When we calculate the value function \(V^\pi\) under the policy reasonable_policy we see that our exact value function was well approximated by the Monte Carlo estimate above:

value_for_pi = calculate_value_function(reasonable_policy)
for i,room in enumerate(vacuum.rooms):
    print(f"  {room:12}: {value_for_pi[i]:.2f}")
  Living Room : 100.00
  Kitchen     : 97.56
  Office      : 85.66
  Hallway     : 97.56
  Dining Room : 85.66 Exercise#

Why is the value function in the living room \(100\) and not the immediate reward \(10\)?

3.5.9. Summary#

Markov Decision Processes or MDPs can be used to model decision making in a stochastic environment, albeit with complete knowledge of the state. It is a rich subject, and we introduced many new concepts in this section:

  • The reward function, \(R : {\cal X} \times {\cal A} \times {\cal X} \rightarrow \mathbb{R}\).

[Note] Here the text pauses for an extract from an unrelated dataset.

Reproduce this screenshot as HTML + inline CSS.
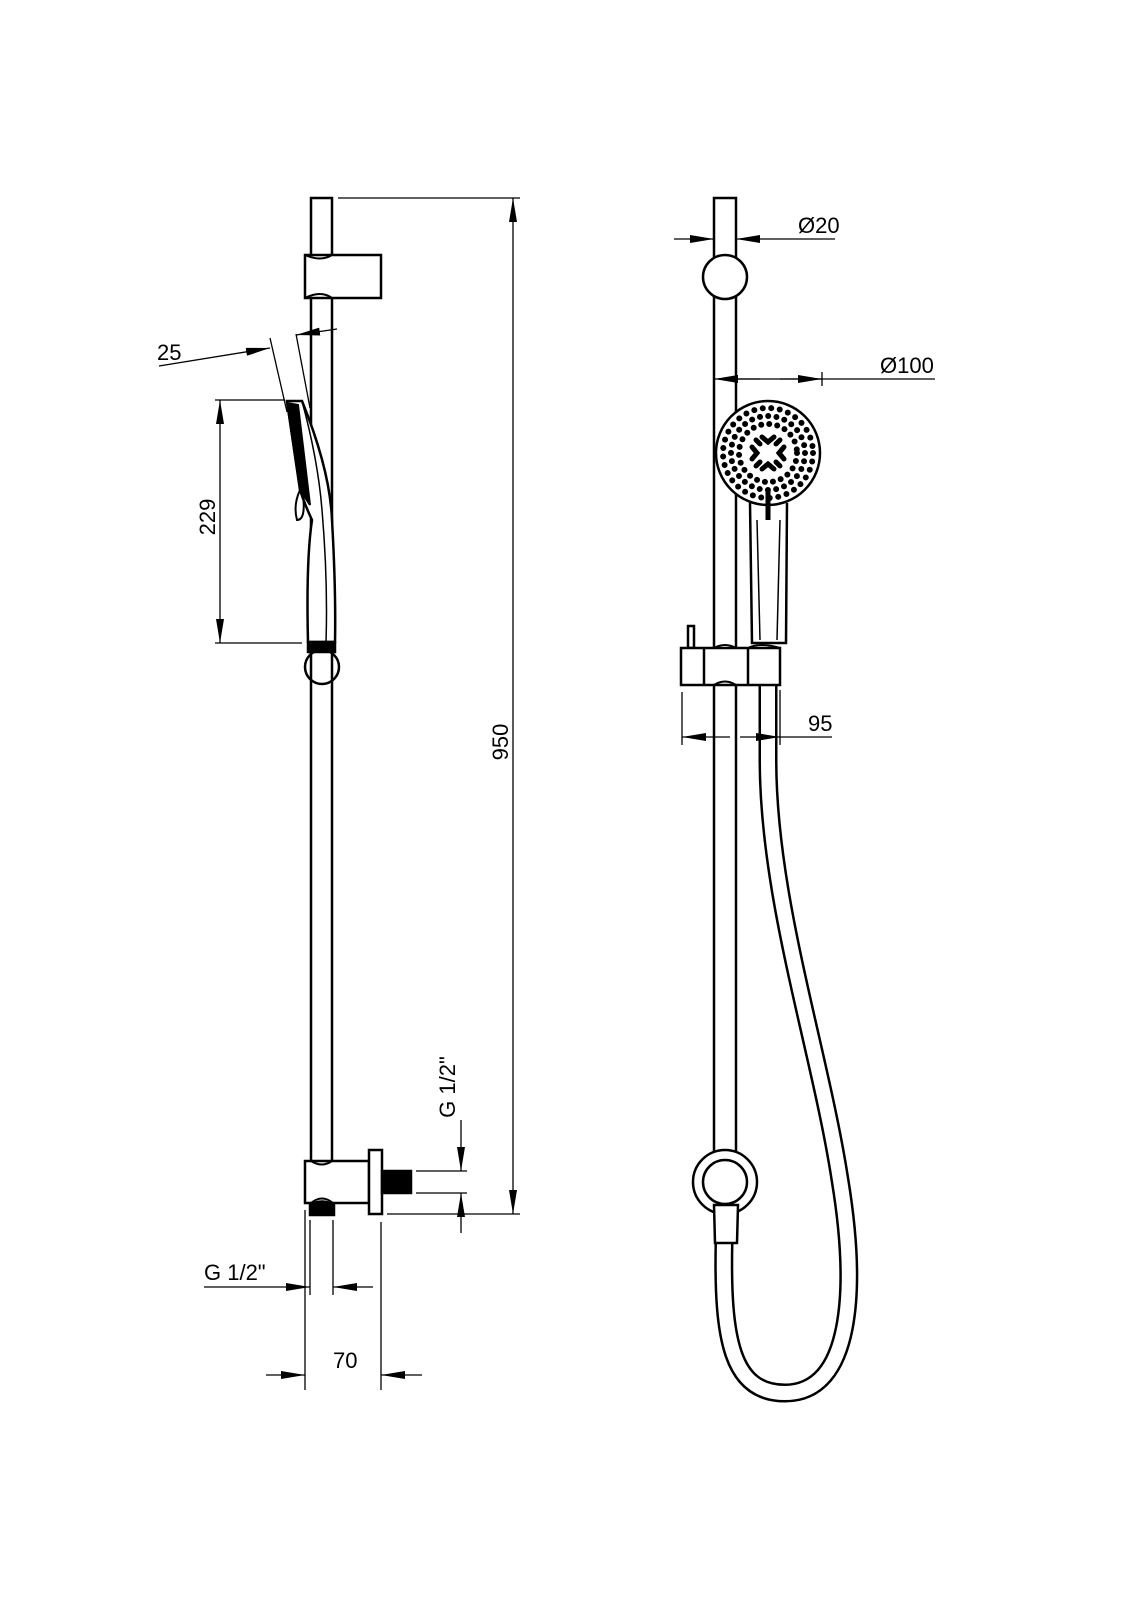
<!DOCTYPE html>
<html><head><meta charset="utf-8"><style>html,body{margin:0;padding:0;background:#fff}svg{display:block}text{font-family:"Liberation Sans",sans-serif;font-size:22px;fill:#000}</style></head>
<body>
<svg width="1131" height="1600" viewBox="0 0 1131 1600" xmlns="http://www.w3.org/2000/svg">
<defs>
<marker id="b" viewBox="0 0 24 8" refX="24" refY="4" markerWidth="24" markerHeight="8" markerUnits="userSpaceOnUse" orient="auto-start-reverse"><path d="M0,0 L24,4 L0,8 z" fill="#000"/></marker>
</defs>
<g fill="none" stroke="#000" stroke-width="2.5">
<path d="M311,1161 V198 H332 V1161"/>
<rect x="305" y="255" width="76" height="43" fill="#fff"/>
<path d="M305,255 Q321,262 332,255 M305,298 Q321,290 332,298" stroke-width="2"/>
<path d="M287,401 L302,401 Q330,470 332,520 Q336,590 335,642 L308,642 Q306,560 312,520 Q305,505 300,490 L287,401 Z" fill="#fff"/>
<path d="M287,403 L300,490 L310,505 L298,405 Z" fill="#000" stroke-width="2"/>
<path d="M302,401 Q318,460 322,510 Q328,580 326,642" stroke-width="1.5"/>
<path d="M300,490 Q293,505 297,520 Q306,520 303,495" stroke-width="2"/>
<rect x="308" y="642" width="27" height="10" fill="#000"/>
<circle cx="322" cy="667" r="17" fill="none"/>
<rect x="305" y="1161" width="64" height="42" fill="#fff"/>
<path d="M311,1161 Q322,1168 332,1161 M311,1203 Q322,1194 333,1203" stroke-width="2"/>
<rect x="369" y="1150" width="13" height="64" fill="#fff"/>
<rect x="382" y="1171" width="29" height="22" fill="#000"/>
<path d="M310,1215 V1205 Q322,1198 334,1205 V1215 Z" fill="#000"/>
</g>
<g stroke="#000" stroke-width="1.3" fill="none">
<line x1="338" y1="198" x2="520" y2="198"/>
<line x1="513" y1="198" x2="513" y2="1214" marker-start="url(#b)" marker-end="url(#b)"/>
<line x1="387" y1="1214" x2="520" y2="1214"/>
<line x1="215" y1="400" x2="285" y2="400"/>
<line x1="215" y1="643" x2="302" y2="643"/>
<line x1="220" y1="400" x2="220" y2="643" marker-start="url(#b)" marker-end="url(#b)"/>
<line x1="159" y1="366" x2="270" y2="348" marker-end="url(#b)"/>
<line x1="337" y1="329" x2="296" y2="335" marker-end="url(#b)"/>
<line x1="270" y1="338" x2="287" y2="412"/>
<line x1="296" y1="334" x2="310" y2="408"/>
<line x1="305" y1="1210" x2="305" y2="1390"/>
<line x1="310" y1="1220" x2="310" y2="1295"/>
<line x1="333" y1="1220" x2="333" y2="1295"/>
<line x1="381" y1="1222" x2="381" y2="1390"/>
<line x1="204" y1="1287" x2="310" y2="1287" marker-end="url(#b)"/>
<line x1="373" y1="1287" x2="333" y2="1287" marker-end="url(#b)"/>
<line x1="266" y1="1375" x2="305" y2="1375" marker-end="url(#b)"/>
<line x1="422" y1="1375" x2="381" y2="1375" marker-end="url(#b)"/>
<line x1="416" y1="1171" x2="467" y2="1171"/>
<line x1="416" y1="1193" x2="467" y2="1193"/>
<line x1="461" y1="1120" x2="461" y2="1171" marker-end="url(#b)"/>
<line x1="461" y1="1233" x2="461" y2="1193" marker-end="url(#b)"/>
</g>
<text x="157" y="360">25</text>
<text transform="translate(215,517) rotate(-90)" text-anchor="middle">229</text>
<text transform="translate(508,742) rotate(-90)" text-anchor="middle">950</text>
<text transform="translate(455,1087) rotate(-90)" text-anchor="middle">G 1/2"</text>
<text x="204" y="1280">G 1/2"</text>
<text x="333" y="1368">70</text>
<g fill="none" stroke="#000" stroke-width="2.5">
<path d="M714,1160 V198 H736 V1160"/>
<circle cx="725" cy="277" r="22" fill="#fff"/>
<path d="M768,685 L768,760 C768,900 820,1050 840,1180 C858,1290 852,1393 785,1393 C732,1393 722,1340 724,1243" stroke-width="19"/>
<path d="M768,685 L768,760 C768,900 820,1050 840,1180 C858,1290 852,1393 785,1393 C732,1393 722,1340 724,1243" stroke="#fff" stroke-width="14"/>
<path d="M750,503 L752,643 L786,643 L787,503" fill="#fff"/>
<path d="M757,520 L760,640 M780,520 L777,640" stroke-width="1.5"/>
<circle cx="768" cy="453" r="52" fill="#fff"/>
<line x1="768" y1="490" x2="768" y2="520" stroke-width="5"/>
<rect x="688" y="626" width="6" height="22" fill="#fff"/>
<rect x="681" y="648" width="99" height="37" fill="#fff"/>
<path d="M704,648 V685 M748,648 V685"/>
<path d="M714,648 Q725,642 736,648 M714,685 Q725,678 736,685 M748,648 Q760,642 780,648" stroke-width="2"/>
<circle cx="725" cy="1182" r="32" fill="#fff"/>
<circle cx="725" cy="1182" r="22" fill="#fff"/>
<path d="M714,1205 L738,1205 L737,1243 L715,1243 Z" fill="#fff"/>
</g>
<g fill="none" stroke="#000" stroke-linecap="round" stroke-width="6">
<circle cx="768" cy="453" r="45" stroke-dasharray="0 8.6"/>
<circle cx="768" cy="453" r="37" stroke-dasharray="0 8.3"/>
<circle cx="768" cy="453" r="29" stroke-dasharray="0 8.1"/>
</g>
<g stroke="#000" stroke-width="5" stroke-linecap="round" fill="none">
<path d="M762,437 L768,442 L774,437 M762,469 L768,464 L774,469 M752,447 L757,453 L752,459 M784,447 L779,453 L784,459 M756,440 L760,444 M780,440 L776,444 M756,466 L760,462 M780,466 L776,462"/>
</g>
<g stroke="#000" stroke-width="1.3" fill="none">
<line x1="674" y1="239" x2="714" y2="239" marker-end="url(#b)"/>
<line x1="835" y1="239" x2="736" y2="239" marker-end="url(#b)"/>
<line x1="760" y1="379" x2="714" y2="379" marker-end="url(#b)"/>
<line x1="780" y1="379" x2="822" y2="379" marker-end="url(#b)"/>
<line x1="736" y1="379" x2="935" y2="379"/>
<line x1="822" y1="372" x2="822" y2="386"/>
<line x1="682" y1="692" x2="682" y2="745"/>
<line x1="780" y1="690" x2="780" y2="745"/>
<line x1="730" y1="737" x2="682" y2="737" marker-end="url(#b)"/>
<line x1="740" y1="737" x2="780" y2="737" marker-end="url(#b)"/>
<line x1="780" y1="737" x2="832" y2="737"/>
</g>
<text x="798" y="233">Ø20</text>
<text x="880" y="373">Ø100</text>
<text x="808" y="731">95</text>
</svg>
</body></html>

  • The expected reward, \(\bar{R}(x,a)\) for executing action \(a\) in state \(x\), and a corresponding greedy planning algorithm.

  • The utility function, \(U: {\cal A}^n \times {\cal X}^{n+1} \rightarrow \mathbb{R}\), as the sum of discounted rewards.

  • The notion of rollouts to approximate the expected utility of actions.

  • The policy \(\pi: {\cal X} \rightarrow {\cal A}\), as a mapping from states to actions.

  • The value function, \(V^\pi:{\cal X} \rightarrow \mathbb{R}\), associated with a given policy \(\pi\).

  • The use of policy rollouts to approximate the value function \(V^\pi\).

  • Exact calculation of the value function for a fixed policy.

We’ll leave the concepts of an optimal policy and how to compute it for the next section. There are two other extensions to MDPs that we did not cover:

  • Partially Observable MDPs (or POMDPS) are appropriate when we cannot directly observe the state.

  • Reinforcement learning, a way to learn MDP policies from data. This will be covered in the next section as well.